Once the obstacle of human rights is removed, someone like Axel Rudakubana could become a slave asset to a penal system in which he would become both simple to manage and easy to dispose of.

It shouldn’t be assumed that the 32% of Brits who are still anti capital punishment are motivated by humanitarian concern for the convicted.

Sovereignty On Trial

It was in June 2022, that the European Court of Human Rights issued its ruling blocking the deportation of illegal immigrants to Rwanda due to a perceived risk that they could be subjected to inhumane treatment upon arrival. Labour’s scrapping of the policy after it had already proven unenforcible smacked more of impotence than magnanimity. The smell of blood is in the water.

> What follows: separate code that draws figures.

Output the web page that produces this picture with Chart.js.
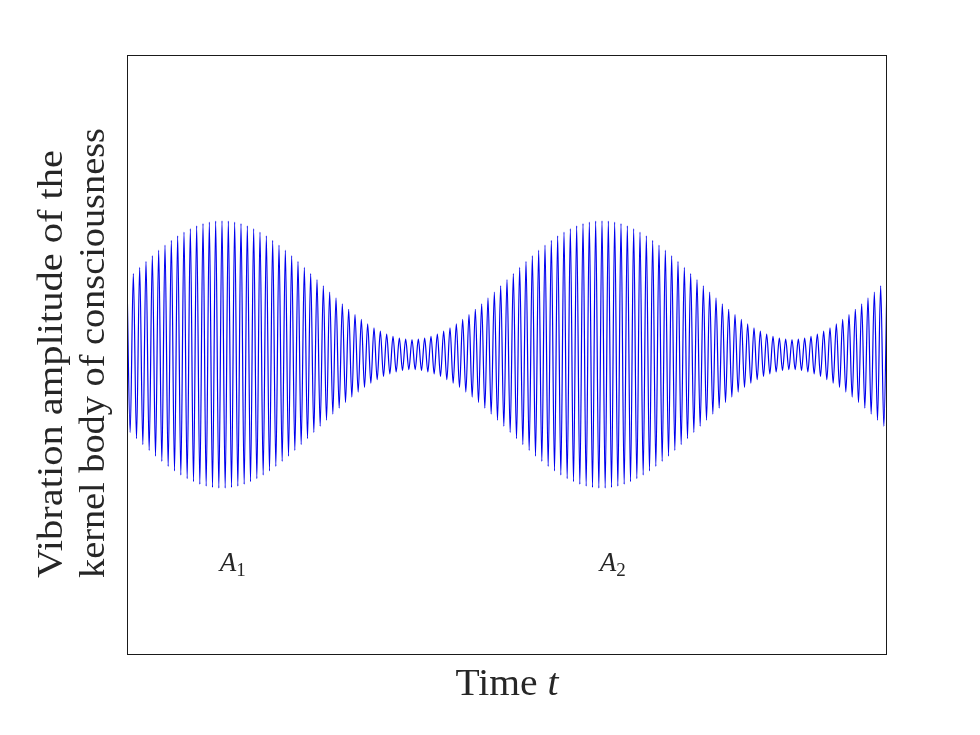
<!DOCTYPE html>
<html>
<head>
<meta charset="utf-8">
<script src="https://cdn.jsdelivr.net/npm/chart.js@4/dist/chart.umd.min.js"></script>
<style>
  body { margin: 0; background: #fff; }
  #wrap { width: 980px; height: 735px; }
</style>
</head>
<body>
<div id="wrap"><canvas id="mycanvas" width="980" height="735"></canvas></div>
<script>
// upper extrema of the carrier, one per cycle
var peakValues = [1.119,1.211,1.303,1.392,1.478,1.560,1.637,1.709,1.774,1.832,1.882,1.924,1.957,1.981,1.995,2.000,
  1.995,1.981,1.957,1.924,1.882,1.832,1.774,1.709,1.637,1.560,1.478,1.392,1.303,1.211,1.119,1.027,0.935,0.846,0.759,0.676,0.598,0.525,0.459,0.400,0.349,0.306,0.271,0.246,0.230,0.224,
  0.230,0.246,0.271,0.306,0.349,0.400,0.459,0.525,0.598,0.676,0.759,0.846,0.935,1.027,1.119,1.211,1.303,1.392,1.478,1.560,1.637,1.709,1.774,1.832,1.882,1.924,1.957,1.981,1.995,2.000,
  1.995,1.981,1.957,1.924,1.882,1.832,1.774,1.709,1.637,1.560,1.478,1.392,1.303,1.211,1.119,1.027,0.935,0.846,0.759,0.676,0.598,0.525,0.459,0.400,0.349,0.306,0.271,0.246,0.230,0.224,
  0.230,0.246,0.271,0.306,0.349,0.400,0.459,0.525,0.598,0.676,0.759,0.846,0.935,1.027,1.119]

// lower extrema, half a cycle after each peak
var troughValues = [-1.165,-1.257,-1.348,-1.435,-1.519,-1.599,-1.673,-1.742,-1.803,-1.857,-1.903,-1.941,-1.969,-1.988,-1.998,
  -1.998,-1.988,-1.969,-1.941,-1.903,-1.857,-1.803,-1.742,-1.673,-1.599,-1.519,-1.435,-1.348,-1.257,-1.165,-1.073,-0.981,-0.891,-0.803,-0.718,-0.637,-0.562,-0.492,-0.430,-0.375,-0.328,-0.289,-0.259,-0.238,-0.227,
  -0.227,-0.238,-0.259,-0.289,-0.328,-0.375,-0.430,-0.492,-0.562,-0.637,-0.718,-0.803,-0.891,-0.981,-1.073,-1.165,-1.257,-1.348,-1.435,-1.519,-1.599,-1.673,-1.742,-1.803,-1.857,-1.903,-1.941,-1.969,-1.988,-1.998,
  -1.998,-1.988,-1.969,-1.941,-1.903,-1.857,-1.803,-1.742,-1.673,-1.599,-1.519,-1.435,-1.348,-1.257,-1.165,-1.073,-0.981,-0.891,-0.803,-0.718,-0.637,-0.562,-0.492,-0.430,-0.375,-0.328,-0.289,-0.259,-0.238,-0.227,
  -0.227,-0.238,-0.259,-0.289,-0.328,-0.375,-0.430,-0.492,-0.562,-0.637,-0.718,-0.803,-0.891,-0.981,-1.073]

var labelNames = ['A', 'A']
var labelSubs = ['1', '2']
var labelX = [16.7, 76.7]
var labelY = -3.14

var yTitle = ['Vibration amplitude of the', 'kernel body of consciousness']
var xTitle = 'Time '
var xTitleVar = 't'

var SERIF = '"Liberation Serif", "DejaVu Serif", serif'

var signal = []
for (var i = 0; i < peakValues.length; i++) {
    signal.push({x: i, y: peakValues[i]})
    if (i < troughValues.length) signal.push({x: i + 0.5, y: troughValues[i]})
}

// draw text stretched to a given width
function fitText(ctx, txt, x, y, width, font){
    ctx.font = font
    var w = ctx.measureText(txt).width
    ctx.save()
    ctx.translate(x, y)
    ctx.scale(width / w, 1)
    ctx.fillText(txt, 0, 0)
    ctx.restore()
}

var decorations = {
    id: 'decorations',
    afterDraw: function(chart){
        var ctx = chart.ctx
        var a = chart.chartArea
        var xs = chart.scales.x, ys = chart.scales.y
        ctx.save()
        // frame
        ctx.strokeStyle = '#1a1a1a'
        ctx.lineWidth = 1
        ctx.strokeRect(Math.round(a.left) + 0.5, Math.round(a.top) + 0.5, Math.round(a.right - a.left) - 1, Math.round(a.bottom - a.top))

        ctx.fillStyle = '#262626'
        ctx.textBaseline = 'alphabetic'
        ctx.textAlign = 'left'

        // y title, two left aligned lines rotated
        ctx.save()
        ctx.rotate(-Math.PI / 2)
        fitText(ctx, yTitle[0], -578, 62, 428, '36px ' + SERIF)
        fitText(ctx, yTitle[1], -578, 104, 450, '36px ' + SERIF)
        ctx.restore()

        // x title
        ctx.font = '37px ' + SERIF
        var w1 = ctx.measureText(xTitle).width
        ctx.font = 'italic 37px ' + SERIF
        var w2 = ctx.measureText(xTitleVar).width
        var cx = (a.left + a.right) / 2
        var sx = 103 / (w1 + w2)
        ctx.save()
        ctx.translate(cx - 103 / 2, 695)
        ctx.scale(sx, 1)
        ctx.font = '37px ' + SERIF
        ctx.fillText(xTitle, 0, 0)
        ctx.font = 'italic 37px ' + SERIF
        ctx.fillText(xTitleVar, w1, 0)
        ctx.restore()

        // A1, A2 markers
        for (var k = 0; k < labelNames.length; k++) {
            var px = xs.getPixelForValue(labelX[k])
            var py = ys.getPixelForValue(labelY) + 7
            ctx.font = 'italic 27px ' + SERIF
            var aw = ctx.measureText(labelNames[k]).width
            ctx.font = '19px ' + SERIF
            var sw = ctx.measureText(labelSubs[k]).width
            var left = px - (aw + sw) / 2
            ctx.font = 'italic 27px ' + SERIF
            ctx.fillText(labelNames[k], left, py)
            ctx.font = '19px ' + SERIF
            ctx.fillText(labelSubs[k], left + aw, py + 5)
        }
        ctx.restore()
    }
}

function create_wave(){
    var context = document.getElementById('mycanvas').getContext('2d')
    new Chart(context, {
        type: 'line',
        data: {
            datasets: [{
                data: signal,
                borderColor: '#0000f0',
                borderWidth: 1.2,
                pointRadius: 0,
                fill: false,
                cubicInterpolationMode: 'monotone'
            }]
        },
        options: {
            responsive: false,
            animation: false,
            devicePixelRatio: 1,
            layout: { padding: { left: 127, right: 93, top: 55, bottom: 81 } },
            plugins: { legend: { display: false }, tooltip: { enabled: false } },
            scales: {
                x: { type: 'linear', min: 0, max: 120, display: false },
                y: { min: -4.48, max: 4.48, display: false }
            }
        },
        plugins: [decorations]
    })
}

create_wave()
</script>
</body>
</html>
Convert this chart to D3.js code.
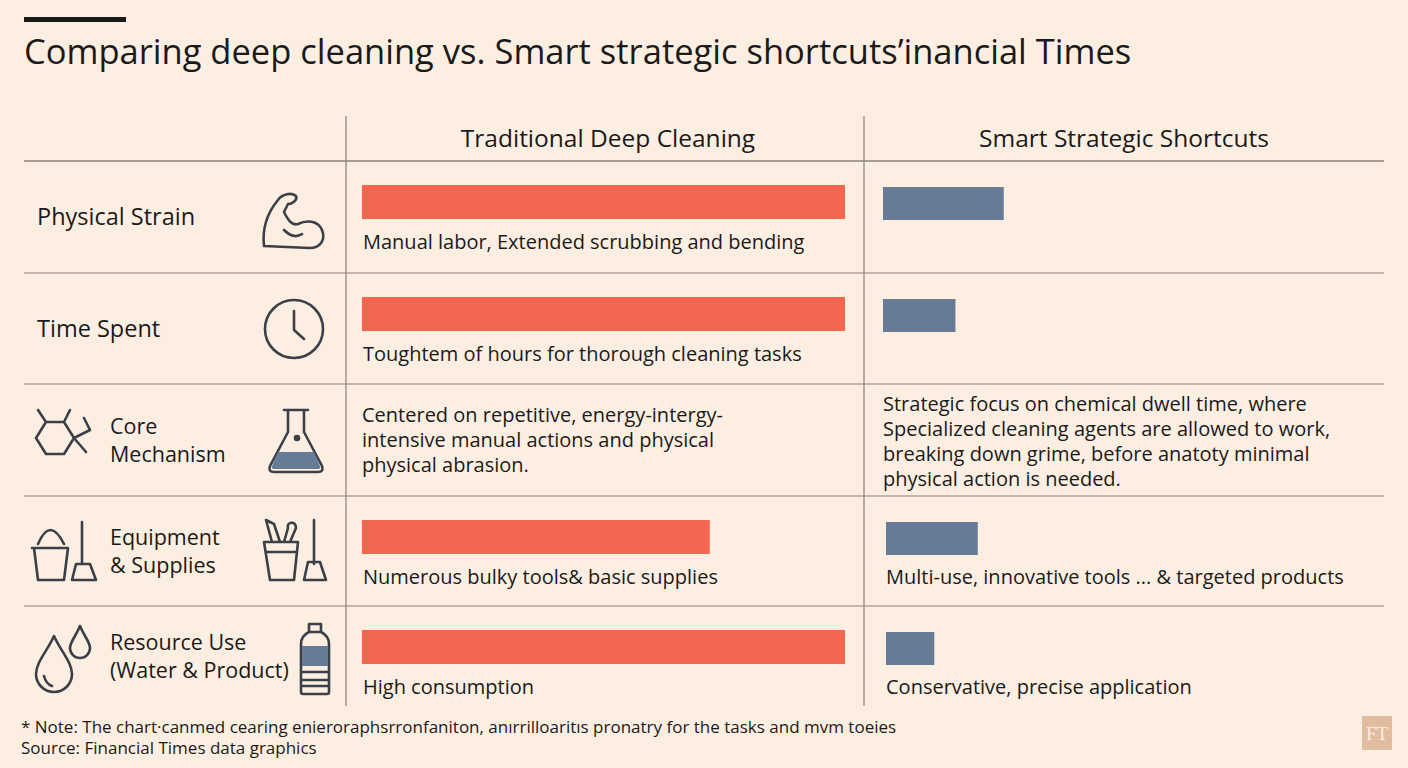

Meanwhile, Farage’s reputation in Washington now depends on living up to his reputation as a political disruptor.

The essence of Faragian politics is the use of simple, emotive, objectives as a vehicle to remove complex obstacles and broaden the options available to legislators. 55% currently support the death penalty and its no mere coincidence that Reform intersects with this lobby almost entirely. If Farage can use this mandate to paint the government into a corner of defending a foreign judicial interest against its own country, then the issue of capital punishment will quickly be forgotten.

And if Britain can find a way of surrendering to the status quo of its own humanity, rather than the coercion of a foreign court, it's likely that both sides of the death penalty debate will find great satisfaction.